Tom Keighley

Google search footprint linked to stock market movements

Researchers from the University of East Anglia and the University of Essex have suggested investors can predict market movements by looking at the frequency of Google keyword searches.

The team analysed Google search frequency data for keywords related to 30 of the largest stocks traded on the New York Stock Exchange, including Coca Cola, Microsoft, Johnson and Johnson, McDonalds, Procter and Gamble and Exxon Mobil.

Their findings are the first evidence that online demand for information has a direct effect on all measures of stock market activity, a concept which has been debated for years at a theoretical level.

Dr Nikolaos Vlastakis, from Essex Business School, said: “We derived two new measures for information demand – one for the individual company and one for the whole market - and discovered that both have a strong association with stock return volatility and trading volume.

“Interestingly, we also found that the link between information demand and market activity becomes more prominent during turbulent times, such as the recent financial crisis.”

Prof Raphael Markellos from UEA’s Norwich Business School added: “We explain this latter effect by showing that information demand is linked to investor attitudes towards risk.

“In periods such as the recent financial crisis, investors try harder than usual to reduce uncertainty by searching for information via Google.”

The study also remarks that it is not only large news agencies which impact stock market activity.
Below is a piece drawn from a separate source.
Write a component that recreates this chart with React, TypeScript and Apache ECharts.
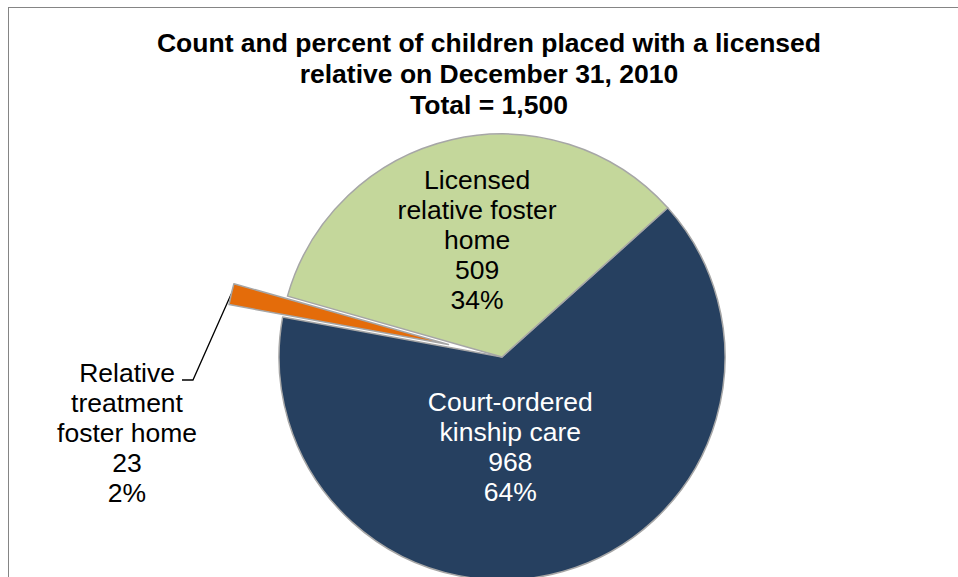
import React, { useEffect, useRef } from "react";
import * as echarts from "echarts";

const titleLines = [
  "Count and percent of children placed with a licensed",
  "relative on December 31, 2010",
  "Total = 1,500",
];
const categories = [
  "Court-ordered\nkinship care",
  "Relative\ntreatment\nfoster home",
  "Licensed\nrelative foster\nhome",
];
const counts = [968, 23, 509];
const percentLabels = ["64%", "2%", "34%"];
const colors = ["#264060", "#E46C0A", "#C4D79B"];
const labelColors = ["#ffffff", "#000000", "#000000"];
const exploded = [false, true, false];

const FONT = '"Liberation Sans", Arial, Helvetica, sans-serif';

export default function App() {
  const ref = useRef<HTMLDivElement>(null);
  useEffect(() => {
    const chart = echarts.init(ref.current!, null, { renderer: "svg" });

    const CENTER: [number, number] = [502, 357];
    const RADIUS = 223;
    const START = 42;
    const EXPLODE = 55;

    // offset of the exploded slice, derived from the data
    const total = counts.reduce((a, b) => a + b, 0);
    const exIdx = exploded.indexOf(true);
    const before = counts.slice(0, exIdx).reduce((a, b) => a + b, 0);
    const midDeg = START - ((before + counts[exIdx] / 2) / total) * 360;
    const midRad = (midDeg * Math.PI) / 180;
    const exCenter: [number, number] = [
      CENTER[0] + EXPLODE * Math.cos(midRad),
      CENTER[1] - EXPLODE * Math.sin(midRad),
    ];

    const innerShift: Record<number, [number, number]> = {
      0: [-23, -20],
      2: [1, -5],
    };

    const labelBase = {
      fontFamily: FONT,
      fontSize: 26.5,
      lineHeight: 30,
      formatter: (p: any) =>
        `${p.name}\n${p.value}\n${percentLabels[p.dataIndex]}`,
    };
    const border = { borderColor: "#a6a6a6", borderWidth: 1.5 };

    chart.setOption({
      animation: false,
      graphic: [
        {
          type: "text",
          x: 489,
          y: 74,
          silent: true,
          style: {
            text: titleLines.join("\n"),
            fontFamily: FONT,
            fontSize: 26.5,
            fontWeight: "bold",
            fill: "#000",
            align: "center",
            textAlign: "center",
            verticalAlign: "middle",
            textVerticalAlign: "middle",
            lineHeight: 31,
          },
        },
      ],
      series: [
        {
          type: "pie",
          center: CENTER,
          radius: RADIUS,
          startAngle: START,
          clockwise: true,
          avoidLabelOverlap: false,
          silent: true,
          emphasis: { disabled: true },
          label: { ...labelBase, show: true, position: "inside" },
          labelLine: { show: false },
          labelLayout: (p: any) => {
            const s = innerShift[p.dataIndex] || [0, 0];
            return { dx: s[0], dy: s[1] };
          },
          data: counts.map((v, i) => ({
            value: v,
            name: categories[i],
            itemStyle: exploded[i]
              ? { color: "transparent", borderWidth: 0 }
              : { color: colors[i], ...border },
            label: { show: !exploded[i], color: labelColors[i] },
          })),
        },
        {
          type: "pie",
          center: exCenter,
          radius: RADIUS,
          startAngle: START,
          clockwise: true,
          avoidLabelOverlap: false,
          silent: true,
          emphasis: { disabled: true },
          label: { ...labelBase, show: true, position: "outside" },
          labelLine: {
            show: true,
            length: 15,
            length2: 15,
            lineStyle: { color: "#000", width: 1.3 },
          },
          labelLayout: (p: any) => {
            if (!exploded[p.dataIndex]) return {};
            const x = 127;
            const y = 433;
            const w = p.labelRect.width;
            const h = p.labelRect.height;
            const right = x + w / 2;
            const top = y - h / 2;
            const pts = p.labelLinePoints;
            const start = pts && pts[0] ? pts[0] : [right + 33, top - 60];
            return {
              x,
              y,
              align: "center",
              verticalAlign: "middle",
              labelLinePoints: [
                start,
                [right - 4, top + 22],
                [right - 15, top + 22],
              ],
            };
          },
          data: counts.map((v, i) => ({
            value: v,
            name: categories[i],
            itemStyle: exploded[i]
              ? { color: colors[i], ...border }
              : { color: "transparent", borderWidth: 0 },
            label: { show: exploded[i], color: labelColors[i] },
            labelLine: { show: exploded[i] },
          })),
        },
      ],
    });
    return () => chart.dispose();
  }, []);

  return (
    <div
      style={{
        position: "fixed",
        left: 0,
        top: 0,
        width: 958,
        height: 577,
        overflow: "hidden",
        background: "#ffffff",
      }}
    >
      <div
        style={{
          position: "absolute",
          left: 8,
          top: 7,
          width: 1200,
          height: 900,
          border: "1px solid #858585",
        }}
      />
      <div
        ref={ref}
        style={{ position: "absolute", left: 0, top: 0, width: 958, height: 577 }}
      />
    </div>
  );
}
Online information and social media, such as Twitter, Facebook and blogs do too.

Dr Vlastakis said: “Our results suggest that information formation and discovery may be shared between mainstream information brokers and alternative sources on the web – such as blogs, local information providers, and social media.

“For certain types of news, the big suppliers still have the edge due to expertise and resources, but there are cases when news may be first reported ‘unofficially’ elsewhere.”

The report was published in the Journal of Banking and Finance.